Mart's Book corner: The Korean War by Max Hastings

I love reading history books, and Max Hasting is one of my favourite authors, his content is always readable and never too dry.

I often find when I want to know more about something that interests me I take a quick flick on google to check its still of interest then I try to find a book on it.

The Korean War  was between North and South Korea, in which a United Nations force led by the United States of America fought for the South, and China fought for the North, also assisted by the Soviet Union. The war arose from the division of Korea at the end of World War II and from the global tensions of the Cold War that developed immediately afterwards.
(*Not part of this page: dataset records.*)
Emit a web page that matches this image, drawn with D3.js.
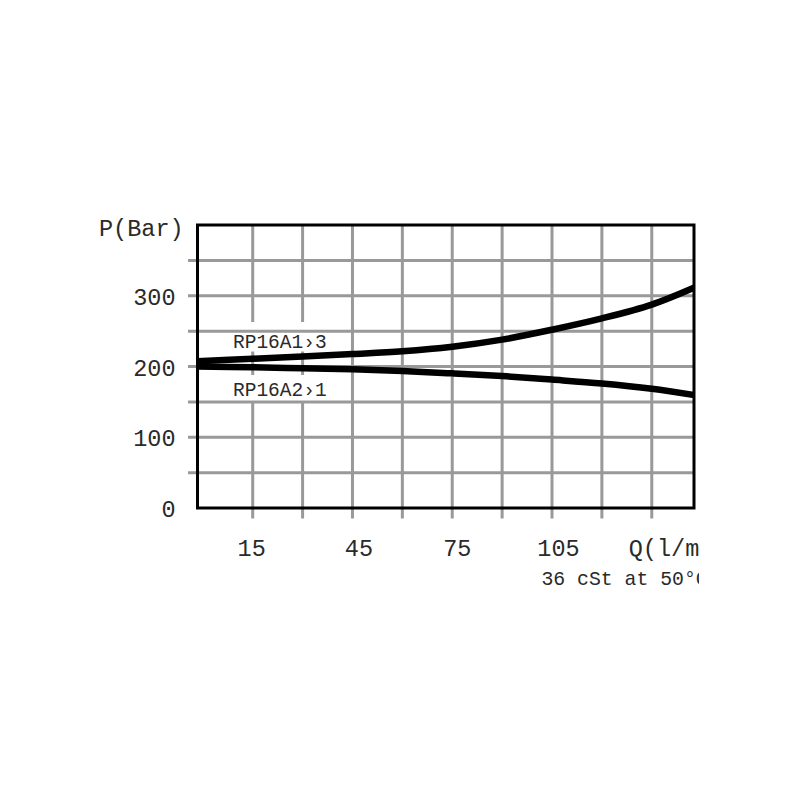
<!DOCTYPE html>
<html>
<head>
<meta charset="utf-8">
<script src="https://cdn.jsdelivr.net/npm/d3@7"></script>
<style>
  html, body { margin: 0; padding: 0; background: #fff; }
  svg { display: block; }
  text { font-family: "Liberation Mono", "DejaVu Sans Mono", monospace; fill: #2a2a2a; }
</style>
</head>
<body>
<script>
// ---- data ----
const flowQ = [-2, 15, 30, 45, 60, 75, 90, 105, 120, 135, 148];
const pressureA1to3 = [207.5, 211, 214, 217.5, 221.5, 228, 238, 252, 268, 287.5, 312];
const pressureA2to1 = [200, 199, 197.5, 196, 193.6, 190.3, 186.5, 181.5, 176, 168.5, 159.5];
const seriesNames = ["RP16A1\u203A3", "RP16A2\u203A1"];
const xGridValues = [15, 30, 45, 60, 75, 90, 105, 120, 135];
const yGridValues = [50, 100, 150, 200, 250, 300, 350];
const xTickValues = [15, 45, 75, 105];
const xTickNudge = [-1, 6.5, 5, 6.5];
const yTickValues = [0, 100, 200, 300];
const yTitle = "P(Bar)";
const xTitle = "Q(l/min)";
const noteText = "36 cSt at 50\u00B0C";

// ---- layout ----
const W = 800, H = 800;
const x = d3.scaleLinear().domain([-1.6, 147.7]).range([197.5, 694]);
const y = d3.scaleLinear().domain([0, 400]).range([508, 225]);
const [x0, x1] = x.range();
const [yb, yt] = y.range();

const svg = d3.select("body").append("svg").attr("width", W).attr("height", H);
const defs = svg.append("defs");
defs.append("clipPath").attr("id", "pageclip")
  .append("rect").attr("x", 0).attr("y", 0).attr("width", 699).attr("height", H);
defs.append("clipPath").attr("id", "plotclip")
  .append("rect").attr("x", x0).attr("y", yt).attr("width", x1 - x0).attr("height", yb - yt);

const g = svg.append("g").attr("clip-path", "url(#pageclip)");

// vertical grid lines (extend below frame)
g.append("g").selectAll("line").data(xGridValues).join("line")
  .attr("x1", d => x(d)).attr("x2", d => x(d))
  .attr("y1", yt).attr("y2", yb + 10.5)
  .attr("stroke", "#999").attr("stroke-width", 3);

// white label backgrounds hiding vertical grid
const labelBoxes = [
  {y1: 322, y2: 351.5},
  {y1: 375, y2: 403}
];
g.append("g").selectAll("rect").data(labelBoxes).join("rect")
  .attr("x", 228).attr("width", 104)
  .attr("y", d => d.y1).attr("height", d => d.y2 - d.y1)
  .attr("fill", "#fff");

// horizontal grid lines (extend left of frame)
g.append("g").selectAll("line").data(yGridValues).join("line")
  .attr("x1", x0 - 9.5).attr("x2", x1)
  .attr("y1", d => y(d)).attr("y2", d => y(d))
  .attr("stroke", "#999").attr("stroke-width", 3);

// curves
const line = d3.line().x(d => x(d[0])).y(d => y(d[1])).curve(d3.curveCatmullRom.alpha(0.5));
const series = [pressureA1to3, pressureA2to1];
g.append("g").attr("clip-path", "url(#plotclip)")
  .selectAll("path").data(series).join("path")
  .attr("d", s => line(flowQ.map((q, i) => [q, s[i]])))
  .attr("fill", "none").attr("stroke", "#000").attr("stroke-width", 6.5);

// frame
g.append("rect")
  .attr("x", x0).attr("y", yt).attr("width", x1 - x0).attr("height", yb - yt)
  .attr("fill", "none").attr("stroke", "#000").attr("stroke-width", 3);

// series labels
const labelBaselines = [348, 396];
g.append("g").selectAll("text").data(seriesNames).join("text")
  .attr("x", 233).attr("y", (d, i) => labelBaselines[i])
  .attr("font-size", 19.5)
  .text(d => d);

// y tick labels
g.append("g").selectAll("text").data(yTickValues).join("text")
  .attr("x", x0 - 22).attr("y", d => y(d)).attr("dy", "0.39em")
  .attr("text-anchor", "end").attr("font-size", 23.5)
  .text(d => d);

// y title
g.append("text").attr("x", 99).attr("y", 236).attr("font-size", 23.5).text(yTitle);

// x tick labels
g.append("g").selectAll("text").data(xTickValues).join("text")
  .attr("x", (d, i) => x(d) + xTickNudge[i]).attr("y", 556)
  .attr("text-anchor", "middle").attr("font-size", 23.5)
  .text(d => d);

// x title (clipped by page)
g.append("text").attr("x", x(135) - 23).attr("y", 556).attr("font-size", 23.5).text(xTitle);

// note
g.append("text").attr("x", 541.5).attr("y", 585).attr("font-size", 19.8).text(noteText);
</script>
</body>
</html>
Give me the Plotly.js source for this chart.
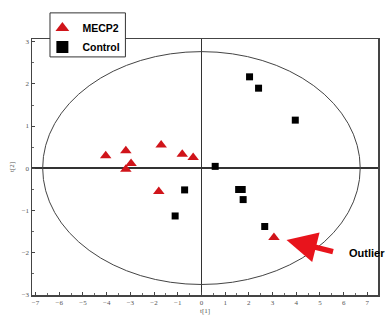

The Korean war is a very forgotten war, and was very important in its time so I went to try and find out more, and by all accounts this book is the best (Big claim).  After reading it I have to agree.
My copy is a bit old and battered, but it's the content that counts. So a bit more about it.....




The war has been seen both as a civil war and as a proxy conflict in the Cold War between the United States and the Soviet Union. While not directly committing forces to the conflict, the Soviet Union provided strategic planning, weapons, and material aid to both the North Korean and Chinese armies. From a military science perspective, the Korean War was initially fought in a manner similar to the mobile style of warfare that emerged in World War II, but by the second year of the conflict, fighting tended toward holding operations while the details of an armistice were debated. For the last two years of the conflict, World War I trench warfare tactics became the norm. The war also saw the first combat between jet aircraft—such as the F-86 Sabre used by the UN and the MiG-15 used by the Chinese—in warfare.


The Korean War is founded on Max’s familiar blend of massive archival research in Britain and America, together with hundreds of interviews with veterans conducted in Korea, on both sides of the Atlantic and in China.  In 1985, the author was the first Western writer to be allowed to meet and question members of the People’s Liberation Army who served in Korea between 1950 and 1953.  The book received outstanding reviews both in Britain and the United States.  Many of its arguments, especially about Russian and Chinese behaviour in the first months of that great crisis of the Cold War, have been confirmed by evidence which has become accessible in Moscow and Beijing in the years since the book was first published in 1986.

It is easy to read, informative, and really kept me in the book until it was finished, and when I had I felt I knew a lot more about the subject.

Is it worth getting? yes. yes it is its a great read to expand your knowledge, or brush up if its a subject you already know about.